Ainsi, sur le fondement de la théorie de la séparation des pouvoirs judiciaire, législatif, et exécutif, le juge a initialement comme unique rôle d’appliquer la loi, sans aucun pouvoir de création ou de modération sur cette dernière. De plus, l’application de la loi, ainsi que la décision rendue par le juge ne vaut que pour un cas spécifique : le cas du litige qui lui a été soumis.
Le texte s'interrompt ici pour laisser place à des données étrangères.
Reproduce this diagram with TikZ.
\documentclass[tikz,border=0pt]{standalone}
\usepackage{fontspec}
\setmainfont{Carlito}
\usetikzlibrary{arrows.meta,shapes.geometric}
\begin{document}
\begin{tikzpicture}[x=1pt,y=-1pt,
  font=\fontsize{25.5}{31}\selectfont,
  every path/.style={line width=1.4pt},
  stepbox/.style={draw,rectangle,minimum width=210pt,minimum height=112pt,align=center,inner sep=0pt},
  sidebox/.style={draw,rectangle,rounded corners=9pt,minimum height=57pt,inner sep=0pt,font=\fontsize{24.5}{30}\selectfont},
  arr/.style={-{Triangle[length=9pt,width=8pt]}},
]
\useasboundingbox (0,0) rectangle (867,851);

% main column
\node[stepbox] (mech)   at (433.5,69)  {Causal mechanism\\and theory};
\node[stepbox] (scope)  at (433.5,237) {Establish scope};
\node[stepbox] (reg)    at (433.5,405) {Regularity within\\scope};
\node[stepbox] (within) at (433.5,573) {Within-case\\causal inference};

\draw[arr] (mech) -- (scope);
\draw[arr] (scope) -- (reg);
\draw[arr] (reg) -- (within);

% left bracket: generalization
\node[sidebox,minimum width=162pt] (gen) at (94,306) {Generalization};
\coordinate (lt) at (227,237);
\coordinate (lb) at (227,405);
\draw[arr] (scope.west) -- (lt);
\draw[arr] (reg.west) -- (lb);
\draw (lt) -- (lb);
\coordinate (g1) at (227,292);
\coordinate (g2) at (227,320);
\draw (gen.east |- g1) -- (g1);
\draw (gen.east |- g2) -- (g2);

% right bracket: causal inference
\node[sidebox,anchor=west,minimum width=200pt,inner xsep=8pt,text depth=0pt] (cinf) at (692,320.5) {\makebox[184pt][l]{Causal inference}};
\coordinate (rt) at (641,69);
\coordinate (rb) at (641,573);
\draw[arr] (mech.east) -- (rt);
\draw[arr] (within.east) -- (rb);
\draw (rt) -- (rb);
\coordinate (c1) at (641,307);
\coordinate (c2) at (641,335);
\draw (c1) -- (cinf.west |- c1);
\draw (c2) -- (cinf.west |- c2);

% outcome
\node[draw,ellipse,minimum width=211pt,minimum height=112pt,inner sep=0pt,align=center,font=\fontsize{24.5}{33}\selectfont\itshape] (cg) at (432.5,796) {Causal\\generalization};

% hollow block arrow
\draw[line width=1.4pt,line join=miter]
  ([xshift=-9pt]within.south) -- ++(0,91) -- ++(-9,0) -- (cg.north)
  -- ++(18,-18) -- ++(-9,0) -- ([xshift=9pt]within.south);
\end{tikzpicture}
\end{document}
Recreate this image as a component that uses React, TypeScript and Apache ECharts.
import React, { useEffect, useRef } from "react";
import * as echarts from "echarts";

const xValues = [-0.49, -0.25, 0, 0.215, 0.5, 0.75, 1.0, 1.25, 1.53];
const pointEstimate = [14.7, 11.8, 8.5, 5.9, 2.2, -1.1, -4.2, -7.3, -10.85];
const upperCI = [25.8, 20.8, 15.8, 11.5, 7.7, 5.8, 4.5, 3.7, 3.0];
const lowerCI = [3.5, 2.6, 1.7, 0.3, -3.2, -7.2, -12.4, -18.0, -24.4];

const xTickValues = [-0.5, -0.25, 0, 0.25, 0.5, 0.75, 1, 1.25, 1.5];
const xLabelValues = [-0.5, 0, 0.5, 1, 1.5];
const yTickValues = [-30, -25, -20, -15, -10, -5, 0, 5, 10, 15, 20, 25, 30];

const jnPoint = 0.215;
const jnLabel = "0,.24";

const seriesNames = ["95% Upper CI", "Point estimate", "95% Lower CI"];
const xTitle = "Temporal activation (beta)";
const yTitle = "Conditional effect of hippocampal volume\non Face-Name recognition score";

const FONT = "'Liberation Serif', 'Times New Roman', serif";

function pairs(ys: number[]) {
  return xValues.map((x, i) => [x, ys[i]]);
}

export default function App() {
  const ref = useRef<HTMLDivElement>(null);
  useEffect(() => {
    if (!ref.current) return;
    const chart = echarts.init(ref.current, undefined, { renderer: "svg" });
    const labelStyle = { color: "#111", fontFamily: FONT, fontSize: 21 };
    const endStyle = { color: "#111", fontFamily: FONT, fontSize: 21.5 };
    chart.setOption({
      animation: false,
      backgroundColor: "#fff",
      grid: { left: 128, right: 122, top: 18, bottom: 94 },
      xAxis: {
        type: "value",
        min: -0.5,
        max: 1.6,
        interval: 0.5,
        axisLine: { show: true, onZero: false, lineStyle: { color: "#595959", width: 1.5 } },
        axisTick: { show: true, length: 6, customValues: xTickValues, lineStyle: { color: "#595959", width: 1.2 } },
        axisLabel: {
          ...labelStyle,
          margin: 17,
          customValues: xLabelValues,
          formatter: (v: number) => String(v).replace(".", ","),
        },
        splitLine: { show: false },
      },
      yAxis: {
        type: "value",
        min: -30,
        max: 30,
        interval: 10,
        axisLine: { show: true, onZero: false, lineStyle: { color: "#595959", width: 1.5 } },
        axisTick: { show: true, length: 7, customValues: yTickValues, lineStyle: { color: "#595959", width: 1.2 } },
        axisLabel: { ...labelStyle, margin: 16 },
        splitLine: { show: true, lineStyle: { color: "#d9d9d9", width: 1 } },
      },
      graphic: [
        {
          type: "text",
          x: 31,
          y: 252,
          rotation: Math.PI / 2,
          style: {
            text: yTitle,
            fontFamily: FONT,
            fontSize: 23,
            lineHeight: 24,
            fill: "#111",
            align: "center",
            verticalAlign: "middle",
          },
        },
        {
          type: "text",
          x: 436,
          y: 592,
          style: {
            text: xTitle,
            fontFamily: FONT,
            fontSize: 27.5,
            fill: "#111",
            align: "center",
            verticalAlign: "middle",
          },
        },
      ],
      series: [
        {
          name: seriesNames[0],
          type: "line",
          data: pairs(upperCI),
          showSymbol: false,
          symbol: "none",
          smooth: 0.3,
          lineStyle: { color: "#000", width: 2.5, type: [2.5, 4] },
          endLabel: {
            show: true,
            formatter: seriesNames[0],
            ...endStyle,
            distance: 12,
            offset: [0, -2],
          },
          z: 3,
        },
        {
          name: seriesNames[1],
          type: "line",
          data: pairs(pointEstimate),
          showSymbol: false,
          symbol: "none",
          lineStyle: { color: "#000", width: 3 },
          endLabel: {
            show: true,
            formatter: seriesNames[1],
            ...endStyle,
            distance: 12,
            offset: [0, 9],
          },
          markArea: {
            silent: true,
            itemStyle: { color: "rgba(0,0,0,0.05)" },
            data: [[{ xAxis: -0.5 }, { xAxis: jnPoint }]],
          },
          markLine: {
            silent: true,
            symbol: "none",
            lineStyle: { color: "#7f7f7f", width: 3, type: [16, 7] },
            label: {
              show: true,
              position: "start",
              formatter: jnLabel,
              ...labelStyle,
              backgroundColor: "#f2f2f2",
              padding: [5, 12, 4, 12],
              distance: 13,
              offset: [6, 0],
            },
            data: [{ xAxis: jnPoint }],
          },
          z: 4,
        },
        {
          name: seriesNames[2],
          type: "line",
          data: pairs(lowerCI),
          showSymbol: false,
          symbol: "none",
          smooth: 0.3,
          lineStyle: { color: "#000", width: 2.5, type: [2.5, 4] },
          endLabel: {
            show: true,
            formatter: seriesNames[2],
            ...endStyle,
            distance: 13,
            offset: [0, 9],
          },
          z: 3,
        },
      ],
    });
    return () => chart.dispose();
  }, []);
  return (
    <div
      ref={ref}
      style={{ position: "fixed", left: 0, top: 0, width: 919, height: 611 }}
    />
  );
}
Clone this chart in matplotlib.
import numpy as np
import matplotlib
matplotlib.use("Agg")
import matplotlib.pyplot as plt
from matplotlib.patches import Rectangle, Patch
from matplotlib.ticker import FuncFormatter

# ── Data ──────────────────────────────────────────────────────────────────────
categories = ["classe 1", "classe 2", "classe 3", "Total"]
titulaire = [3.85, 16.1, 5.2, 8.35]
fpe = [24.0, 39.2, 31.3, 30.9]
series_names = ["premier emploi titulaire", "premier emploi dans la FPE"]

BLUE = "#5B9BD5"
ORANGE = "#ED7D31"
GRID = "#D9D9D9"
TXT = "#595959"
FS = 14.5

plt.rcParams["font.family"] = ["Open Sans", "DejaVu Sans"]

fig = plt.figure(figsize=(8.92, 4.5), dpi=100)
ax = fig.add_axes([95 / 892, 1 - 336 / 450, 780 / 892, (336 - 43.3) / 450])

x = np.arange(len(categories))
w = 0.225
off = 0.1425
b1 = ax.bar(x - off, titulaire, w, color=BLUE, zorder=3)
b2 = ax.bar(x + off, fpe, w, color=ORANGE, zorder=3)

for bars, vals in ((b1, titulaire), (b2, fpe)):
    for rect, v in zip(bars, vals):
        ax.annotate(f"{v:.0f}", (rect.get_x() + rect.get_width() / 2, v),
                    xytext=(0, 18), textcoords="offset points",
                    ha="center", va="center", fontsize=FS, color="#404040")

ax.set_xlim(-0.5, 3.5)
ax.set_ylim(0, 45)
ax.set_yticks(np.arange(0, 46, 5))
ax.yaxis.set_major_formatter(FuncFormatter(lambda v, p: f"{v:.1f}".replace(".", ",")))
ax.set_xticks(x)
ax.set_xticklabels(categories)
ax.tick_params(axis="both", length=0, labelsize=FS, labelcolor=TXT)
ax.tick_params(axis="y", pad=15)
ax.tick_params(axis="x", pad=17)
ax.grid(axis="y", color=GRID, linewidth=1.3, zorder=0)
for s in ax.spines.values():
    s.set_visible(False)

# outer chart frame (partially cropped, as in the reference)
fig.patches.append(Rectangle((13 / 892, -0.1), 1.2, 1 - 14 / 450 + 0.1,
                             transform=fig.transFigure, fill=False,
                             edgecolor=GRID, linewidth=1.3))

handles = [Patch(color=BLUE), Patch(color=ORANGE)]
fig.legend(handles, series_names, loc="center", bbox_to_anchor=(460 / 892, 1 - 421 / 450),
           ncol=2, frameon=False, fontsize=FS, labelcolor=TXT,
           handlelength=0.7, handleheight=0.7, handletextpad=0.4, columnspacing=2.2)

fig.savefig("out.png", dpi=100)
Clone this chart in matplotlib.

B. La décision du juge, une imposition uniquement pour un cas spécifique 

  Si les décisions rendues par le juge ne disposent pas pour l'avenir, c'est parce qu’elles ne concernent que le présent litige, et qu'elles ne s'imposent qu'aux parties. D'après le philosophe politique Tocqueville, « Le premier caractère de la puissance judiciaire, chez tous les peuples, est de servir d’arbitre… le deuxième caractère de la puissance judiciaire est de se prononcer sur des cas particuliers et non sur des principes généraux… le troisième caractère est de ne pouvoir agir que quand on l’appelle ou, suivant l’expression légale, quand elle est saisie ». Cette citation pose ici plusieurs bases fondamentales de la puissance judiciaire, notamment celle du juge qui ne doit se prononcer que sur des cas particuliers.